Just submit a draft paper to the journal anyway. To me it sounds like you have no confidence in yourself and anxiety has taken over. It happens to all of us. You cannot let the fear of failure stop you from progressing. Most PhD students get very little feedback on their writing and learn by experience. So the only thing I can recommend is to keep trying and learn from setbacks. The journal review process can be very helpful in improving your writing and your confidence.
Thanks for your reply. I do have data and research was going fine around a year back. But the whole problem is because of the peculiarities of my main supervisor. I also believe that we can get equally good feedback from the review system. But he does not allow me to submit. When people have waited for his feedback and got fed up and submitted, he has taken revenge on them. That is where I am stuck. He neither gives feedback nor allows you to submit. This has been happening for the last one and half years. He has done that to a senior lab mate of mine and that person doesn't have a single publication despite spending 5 years in our institution. It looks like I am going to the same place. The behavior of my co-guide is also inconsistent. When things are going fine, he is friendly. But I have seen that when papers get rejected, he starts blaming you entirely though for one conference, he didn't give a review at all. This really confuses me and that is why I am considering a change of institution.

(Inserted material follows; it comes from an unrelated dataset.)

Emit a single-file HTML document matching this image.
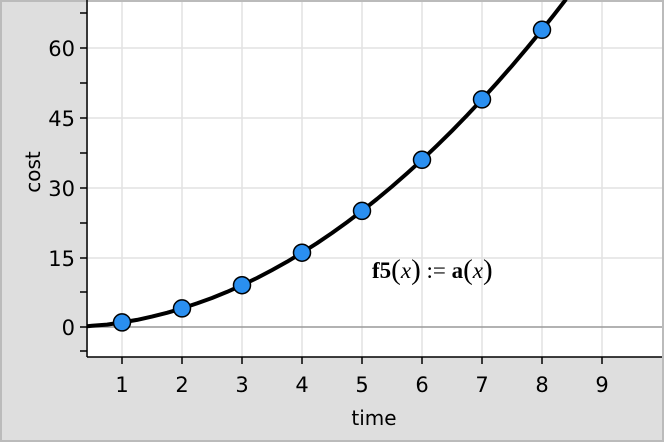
<!DOCTYPE html>
<html><head><style>
html,body{margin:0;padding:0;background:#dedede;}
svg{display:block;font-family:"DejaVu Sans","Liberation Sans",sans-serif;}
</style></head><body>
<svg width="664" height="442" viewBox="0 0 664 442">
<rect x="0" y="0" width="664" height="442" fill="#dedede"/>
<rect x="0" y="0" width="664" height="2" fill="#bbb"/>
<rect x="662" y="0" width="2" height="442" fill="#bbb"/>
<rect x="0" y="440" width="664" height="2" fill="#bbb"/>
<rect x="0" y="0" width="2" height="442" fill="#bbb"/>
<rect x="88" y="2" width="574" height="355" fill="#fff"/>
<g stroke="#e2e2e2" stroke-width="1.5">
<line x1="122" y1="2" x2="122" y2="357"/><line x1="182" y1="2" x2="182" y2="357"/>
<line x1="242" y1="2" x2="242" y2="357"/><line x1="302" y1="2" x2="302" y2="357"/>
<line x1="362" y1="2" x2="362" y2="357"/><line x1="422" y1="2" x2="422" y2="357"/>
<line x1="482" y1="2" x2="482" y2="357"/><line x1="542" y1="2" x2="542" y2="357"/>
<line x1="602" y1="2" x2="602" y2="357"/>
<line x1="88" y1="48" x2="662" y2="48"/><line x1="88" y1="118" x2="662" y2="118"/>
<line x1="88" y1="188" x2="662" y2="188"/><line x1="88" y1="258" x2="662" y2="258"/>
</g>
<line x1="88" y1="327" x2="662" y2="327" stroke="#999" stroke-width="1.5"/>
<g stroke="#000" stroke-width="1.5">
<line x1="87" y1="0" x2="87" y2="357"/><line x1="87" y1="357" x2="662" y2="357"/>
<line x1="80" y1="48" x2="87" y2="48"/><line x1="80" y1="118" x2="87" y2="118"/>
<line x1="80" y1="188" x2="87" y2="188"/><line x1="80" y1="258" x2="87" y2="258"/>
<line x1="80" y1="327" x2="87" y2="327"/>
<line x1="80" y1="13" x2="87" y2="13"/><line x1="80" y1="83" x2="87" y2="83"/>
<line x1="80" y1="153" x2="87" y2="153"/><line x1="80" y1="223" x2="87" y2="223"/>
<line x1="80" y1="292" x2="87" y2="292"/><line x1="80" y1="351" x2="87" y2="351"/>
<line x1="122" y1="357" x2="122" y2="364"/><line x1="182" y1="357" x2="182" y2="364"/>
<line x1="242" y1="357" x2="242" y2="364"/><line x1="302" y1="357" x2="302" y2="364"/>
<line x1="362" y1="357" x2="362" y2="364"/><line x1="422" y1="357" x2="422" y2="364"/>
<line x1="482" y1="357" x2="482" y2="364"/><line x1="542" y1="357" x2="542" y2="364"/>
<line x1="602" y1="357" x2="602" y2="364"/>
</g>
<g font-size="21" fill="#000" text-anchor="end">
<text x="75" y="56">60</text><text x="75" y="126">45</text><text x="75" y="196">30</text>
<text x="75" y="266">15</text><text x="75" y="335">0</text>
</g>
<g font-size="21" fill="#000" text-anchor="middle">
<text x="122" y="392">1</text><text x="182" y="392">2</text><text x="242" y="392">3</text>
<text x="302" y="392">4</text><text x="362" y="392">5</text><text x="422" y="392">6</text>
<text x="482" y="392">7</text><text x="542" y="392">8</text><text x="602" y="392">9</text>
<text x="374" y="425" font-size="20">time</text>
<text transform="translate(40,172) rotate(-90)" font-size="20">cost</text>
</g>
<path d="M87.2,326.2 L92,325.8 L107,324.6 L122,322.4 L137,319.9 L152,316.6 L167,312.8 L182,308.4 L197,303.4 L212,298.0 L227,291.9 L242,285.2 L257,278.0 L272,270.1 L287,261.8 L302,252.7 L317,243.2 L332,233.0 L347,222.2 L362,210.9 L377,199.0 L392,186.5 L407,173.4 L422,159.8 L437,145.6 L452,130.8 L467,115.4 L482,99.4 L497,82.9 L512,65.8 L527,48.1 L542,29.8 L554,14.8 L566,-0.7" fill="none" stroke="#000" stroke-width="4" stroke-linejoin="round"/>
<g fill="#2a8ff0" stroke="#000" stroke-width="1.5">
<circle cx="122" cy="322.4" r="8.5"/><circle cx="182" cy="308.4" r="8.5"/>
<circle cx="242" cy="285.2" r="8.5"/><circle cx="302" cy="252.7" r="8.5"/>
<circle cx="362" cy="210.9" r="8.5"/><circle cx="422" cy="159.8" r="8.5"/>
<circle cx="482" cy="99.4" r="8.5"/><circle cx="542" cy="29.8" r="8.5"/>
</g>
<text x="372" y="278" font-family="'Liberation Serif',serif" font-size="23" fill="#000"><tspan font-weight="bold">f5</tspan><tspan font-size="29" dy="1">(</tspan><tspan font-style="italic" dy="-1">x</tspan><tspan font-size="29" dy="1">)</tspan><tspan dy="-1"> := </tspan><tspan font-weight="bold">a</tspan><tspan font-size="29" dy="1">(</tspan><tspan font-style="italic" dy="-1">x</tspan><tspan font-size="29" dy="1">)</tspan></text>
</svg>
</body></html>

That sounds like an awful situation with your supervisor. He should not be bullying be you or your lab mates like that. If you could move to another lab/university without severely impact your studies, I would highly recommend it. Although finishing your PhD should be your main objective and if you think you can get enough data to finish on time, I would consider staying. You can always publish your work near the end or after you submit your thesis so that your supervisor has less influence. Focusing on finishing and less on publications/office politics could allow you to finish fast and be done with your supervisor that way.